# [Task requirements]
Your task is to copy every line of the entries that contains "chart".
>> START
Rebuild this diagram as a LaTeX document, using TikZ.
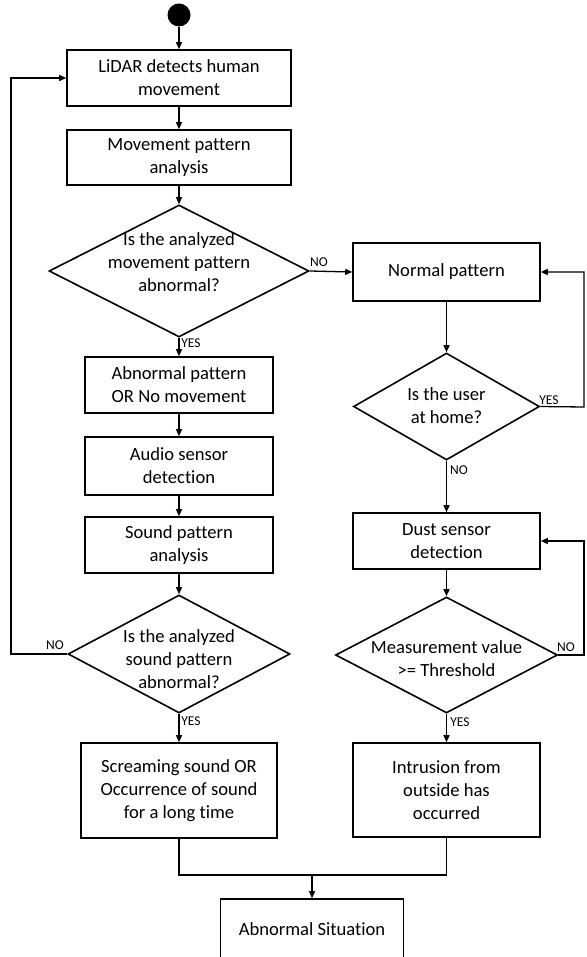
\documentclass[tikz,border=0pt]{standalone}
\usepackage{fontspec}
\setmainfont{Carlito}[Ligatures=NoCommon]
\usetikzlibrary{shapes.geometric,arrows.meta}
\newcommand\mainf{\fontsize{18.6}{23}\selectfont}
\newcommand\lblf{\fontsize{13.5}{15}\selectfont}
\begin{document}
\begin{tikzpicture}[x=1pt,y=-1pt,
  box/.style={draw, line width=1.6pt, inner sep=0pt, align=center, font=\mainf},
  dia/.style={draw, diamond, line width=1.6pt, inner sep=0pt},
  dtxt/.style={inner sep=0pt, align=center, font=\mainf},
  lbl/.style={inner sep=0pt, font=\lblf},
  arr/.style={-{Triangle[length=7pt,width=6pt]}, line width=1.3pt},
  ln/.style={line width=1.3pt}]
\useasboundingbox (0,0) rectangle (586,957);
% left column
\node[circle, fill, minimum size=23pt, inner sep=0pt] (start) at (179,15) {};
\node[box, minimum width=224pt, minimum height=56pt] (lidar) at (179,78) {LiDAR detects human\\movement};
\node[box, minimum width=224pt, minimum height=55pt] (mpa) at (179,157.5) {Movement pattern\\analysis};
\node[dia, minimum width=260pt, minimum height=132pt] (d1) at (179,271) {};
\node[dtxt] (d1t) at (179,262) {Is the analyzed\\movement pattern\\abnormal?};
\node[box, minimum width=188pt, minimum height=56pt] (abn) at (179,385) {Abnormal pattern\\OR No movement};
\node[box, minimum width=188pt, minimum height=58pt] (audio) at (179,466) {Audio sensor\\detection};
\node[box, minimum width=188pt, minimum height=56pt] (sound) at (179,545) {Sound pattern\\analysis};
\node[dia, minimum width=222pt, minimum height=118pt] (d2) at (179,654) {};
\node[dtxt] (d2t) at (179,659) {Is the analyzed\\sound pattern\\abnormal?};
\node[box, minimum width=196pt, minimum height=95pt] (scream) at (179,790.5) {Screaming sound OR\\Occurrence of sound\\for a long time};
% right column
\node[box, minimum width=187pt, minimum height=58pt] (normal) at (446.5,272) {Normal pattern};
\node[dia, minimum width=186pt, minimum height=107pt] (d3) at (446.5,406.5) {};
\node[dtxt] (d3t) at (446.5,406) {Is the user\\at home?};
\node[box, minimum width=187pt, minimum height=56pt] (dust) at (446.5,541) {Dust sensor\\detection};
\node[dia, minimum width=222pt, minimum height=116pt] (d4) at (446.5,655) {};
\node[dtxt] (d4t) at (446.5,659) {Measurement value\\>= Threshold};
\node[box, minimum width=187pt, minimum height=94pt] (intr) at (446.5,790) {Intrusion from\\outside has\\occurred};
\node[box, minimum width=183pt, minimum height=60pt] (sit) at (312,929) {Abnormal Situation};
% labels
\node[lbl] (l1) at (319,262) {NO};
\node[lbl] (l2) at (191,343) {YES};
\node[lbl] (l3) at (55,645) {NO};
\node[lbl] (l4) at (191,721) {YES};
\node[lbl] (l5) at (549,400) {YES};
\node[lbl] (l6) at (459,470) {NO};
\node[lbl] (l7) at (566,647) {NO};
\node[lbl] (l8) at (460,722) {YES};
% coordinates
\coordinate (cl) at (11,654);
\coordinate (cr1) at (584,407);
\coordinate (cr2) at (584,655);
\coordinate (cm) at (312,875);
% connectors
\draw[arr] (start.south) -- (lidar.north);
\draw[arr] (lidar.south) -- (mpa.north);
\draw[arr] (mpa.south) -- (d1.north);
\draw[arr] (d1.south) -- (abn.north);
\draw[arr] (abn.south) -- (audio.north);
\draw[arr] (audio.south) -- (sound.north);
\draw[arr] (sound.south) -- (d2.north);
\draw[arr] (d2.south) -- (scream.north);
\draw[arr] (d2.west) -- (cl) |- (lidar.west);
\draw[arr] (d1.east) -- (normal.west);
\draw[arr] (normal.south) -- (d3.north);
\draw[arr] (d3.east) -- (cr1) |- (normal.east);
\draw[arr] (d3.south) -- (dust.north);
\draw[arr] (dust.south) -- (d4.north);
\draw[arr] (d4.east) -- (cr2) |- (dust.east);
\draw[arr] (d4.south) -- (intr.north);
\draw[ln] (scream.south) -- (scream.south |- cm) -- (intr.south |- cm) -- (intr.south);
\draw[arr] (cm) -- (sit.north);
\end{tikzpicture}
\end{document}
>> END
>> START
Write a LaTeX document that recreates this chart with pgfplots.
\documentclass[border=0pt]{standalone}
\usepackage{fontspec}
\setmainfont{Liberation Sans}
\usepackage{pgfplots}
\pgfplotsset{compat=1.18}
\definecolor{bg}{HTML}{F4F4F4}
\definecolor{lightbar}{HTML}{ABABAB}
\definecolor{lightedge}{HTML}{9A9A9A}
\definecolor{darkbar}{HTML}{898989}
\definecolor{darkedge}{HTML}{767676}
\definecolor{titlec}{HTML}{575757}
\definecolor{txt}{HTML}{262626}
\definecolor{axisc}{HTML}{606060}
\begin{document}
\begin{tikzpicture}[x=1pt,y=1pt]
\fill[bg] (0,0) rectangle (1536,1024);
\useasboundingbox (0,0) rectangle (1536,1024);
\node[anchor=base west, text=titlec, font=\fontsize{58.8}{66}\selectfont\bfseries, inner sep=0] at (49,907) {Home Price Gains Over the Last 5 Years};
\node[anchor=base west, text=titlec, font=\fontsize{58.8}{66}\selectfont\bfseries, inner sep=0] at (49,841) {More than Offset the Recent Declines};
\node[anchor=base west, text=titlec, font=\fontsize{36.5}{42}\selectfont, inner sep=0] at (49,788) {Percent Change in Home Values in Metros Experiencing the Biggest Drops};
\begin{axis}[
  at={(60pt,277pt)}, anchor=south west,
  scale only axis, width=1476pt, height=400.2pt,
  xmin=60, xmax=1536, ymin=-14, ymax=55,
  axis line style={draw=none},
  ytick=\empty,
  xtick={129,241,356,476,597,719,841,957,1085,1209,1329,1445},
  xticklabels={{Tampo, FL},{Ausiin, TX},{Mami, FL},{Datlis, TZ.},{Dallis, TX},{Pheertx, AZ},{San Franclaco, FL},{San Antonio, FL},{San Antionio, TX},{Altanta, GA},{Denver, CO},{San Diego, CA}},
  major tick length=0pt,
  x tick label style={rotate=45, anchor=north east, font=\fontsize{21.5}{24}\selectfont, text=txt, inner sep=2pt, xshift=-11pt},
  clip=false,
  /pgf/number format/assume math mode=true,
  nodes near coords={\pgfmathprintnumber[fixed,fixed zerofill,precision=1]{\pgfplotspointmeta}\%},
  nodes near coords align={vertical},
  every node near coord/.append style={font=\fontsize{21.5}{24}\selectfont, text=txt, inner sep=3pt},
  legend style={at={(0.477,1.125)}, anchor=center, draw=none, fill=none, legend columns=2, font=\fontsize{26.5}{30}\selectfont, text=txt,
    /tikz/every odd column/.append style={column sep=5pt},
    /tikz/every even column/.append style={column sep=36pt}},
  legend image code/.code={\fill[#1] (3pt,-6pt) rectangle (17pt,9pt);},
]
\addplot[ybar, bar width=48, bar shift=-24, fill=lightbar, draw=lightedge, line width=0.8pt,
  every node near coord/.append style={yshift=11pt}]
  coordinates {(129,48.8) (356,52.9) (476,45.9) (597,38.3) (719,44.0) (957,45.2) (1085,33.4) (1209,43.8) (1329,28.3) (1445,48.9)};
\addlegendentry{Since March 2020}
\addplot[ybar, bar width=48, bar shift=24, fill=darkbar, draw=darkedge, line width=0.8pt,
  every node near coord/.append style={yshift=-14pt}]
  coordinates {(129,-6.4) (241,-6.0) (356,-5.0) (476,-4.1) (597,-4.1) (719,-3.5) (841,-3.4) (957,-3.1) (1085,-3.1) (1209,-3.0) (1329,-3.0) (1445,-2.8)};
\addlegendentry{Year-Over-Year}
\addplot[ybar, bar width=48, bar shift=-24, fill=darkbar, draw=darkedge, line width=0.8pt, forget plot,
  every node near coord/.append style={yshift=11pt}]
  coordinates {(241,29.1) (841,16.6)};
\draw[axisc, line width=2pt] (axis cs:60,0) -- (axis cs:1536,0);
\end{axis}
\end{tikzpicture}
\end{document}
>> END
>> START
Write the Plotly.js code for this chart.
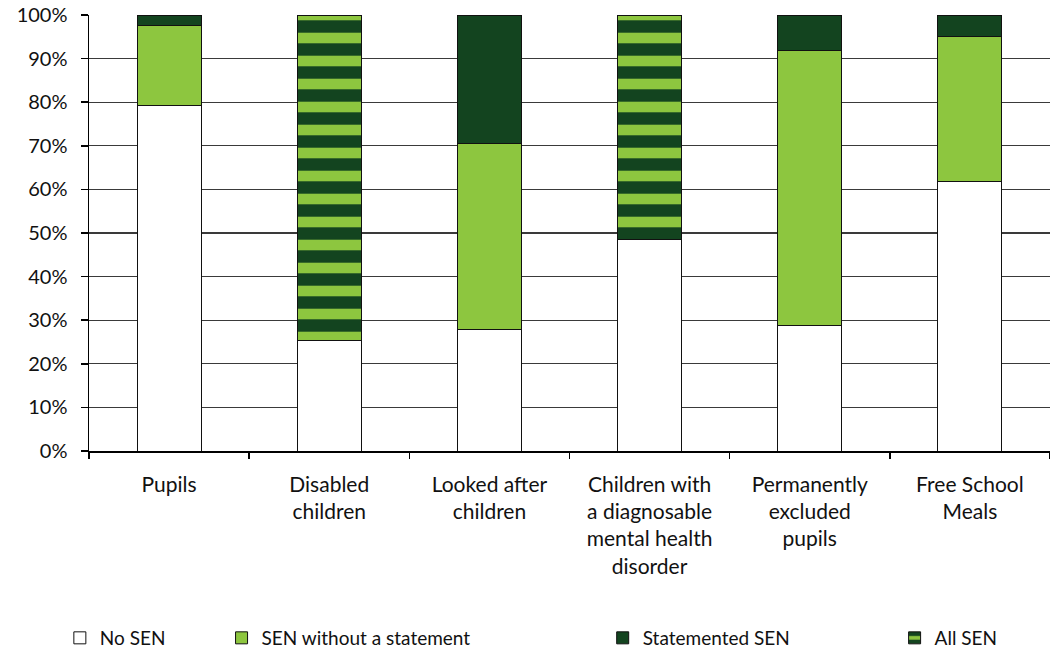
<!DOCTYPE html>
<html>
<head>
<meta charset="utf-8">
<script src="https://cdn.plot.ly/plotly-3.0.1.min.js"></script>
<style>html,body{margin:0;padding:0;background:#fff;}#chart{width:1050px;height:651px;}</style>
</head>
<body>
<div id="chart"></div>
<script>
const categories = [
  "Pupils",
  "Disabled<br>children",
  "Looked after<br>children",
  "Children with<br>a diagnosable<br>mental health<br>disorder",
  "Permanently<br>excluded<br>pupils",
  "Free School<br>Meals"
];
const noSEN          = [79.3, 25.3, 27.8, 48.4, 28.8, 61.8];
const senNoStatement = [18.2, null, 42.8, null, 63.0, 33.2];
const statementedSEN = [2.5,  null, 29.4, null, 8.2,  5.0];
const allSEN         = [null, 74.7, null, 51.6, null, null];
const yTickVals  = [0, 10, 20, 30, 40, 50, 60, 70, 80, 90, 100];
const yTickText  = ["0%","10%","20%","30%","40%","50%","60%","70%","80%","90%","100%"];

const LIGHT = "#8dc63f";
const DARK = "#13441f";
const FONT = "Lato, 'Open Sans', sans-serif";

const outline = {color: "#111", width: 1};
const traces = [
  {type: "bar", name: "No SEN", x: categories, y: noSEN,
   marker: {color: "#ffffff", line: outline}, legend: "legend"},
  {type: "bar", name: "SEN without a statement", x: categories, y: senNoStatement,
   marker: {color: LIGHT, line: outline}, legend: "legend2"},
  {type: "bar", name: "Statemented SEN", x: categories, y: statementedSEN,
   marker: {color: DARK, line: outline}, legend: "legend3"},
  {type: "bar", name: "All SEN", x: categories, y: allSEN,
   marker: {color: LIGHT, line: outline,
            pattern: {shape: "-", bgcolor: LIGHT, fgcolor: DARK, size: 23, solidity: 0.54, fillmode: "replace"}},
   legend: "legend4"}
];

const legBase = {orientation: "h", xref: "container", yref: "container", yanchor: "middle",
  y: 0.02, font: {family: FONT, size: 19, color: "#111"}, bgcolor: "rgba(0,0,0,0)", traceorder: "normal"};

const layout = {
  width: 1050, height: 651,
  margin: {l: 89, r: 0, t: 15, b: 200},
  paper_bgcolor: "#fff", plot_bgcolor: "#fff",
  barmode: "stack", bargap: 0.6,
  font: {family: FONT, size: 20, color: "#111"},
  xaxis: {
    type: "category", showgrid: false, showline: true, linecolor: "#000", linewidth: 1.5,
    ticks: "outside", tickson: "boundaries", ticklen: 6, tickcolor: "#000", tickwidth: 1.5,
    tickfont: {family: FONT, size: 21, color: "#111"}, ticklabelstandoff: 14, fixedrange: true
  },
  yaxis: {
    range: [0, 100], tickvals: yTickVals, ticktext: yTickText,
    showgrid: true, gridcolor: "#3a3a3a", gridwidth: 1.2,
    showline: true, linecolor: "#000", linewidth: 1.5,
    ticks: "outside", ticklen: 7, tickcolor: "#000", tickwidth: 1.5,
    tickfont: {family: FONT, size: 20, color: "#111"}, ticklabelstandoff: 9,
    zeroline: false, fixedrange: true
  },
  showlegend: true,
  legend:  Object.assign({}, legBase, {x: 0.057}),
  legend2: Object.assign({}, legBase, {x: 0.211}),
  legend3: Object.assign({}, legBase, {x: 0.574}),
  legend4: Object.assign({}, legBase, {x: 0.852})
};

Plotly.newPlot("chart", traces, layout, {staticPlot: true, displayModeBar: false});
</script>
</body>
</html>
>> END
# [The output]
Write a LaTeX document that recreates this chart with pgfplots.
Write the Plotly.js code for this chart.
<style>html,body{margin:0;padding:0;background:#fff;}#chart{width:1050px;height:651px;}</style>
<div id="chart"></div>
Plotly.newPlot("chart", traces, layout, {staticPlot: true, displayModeBar: false});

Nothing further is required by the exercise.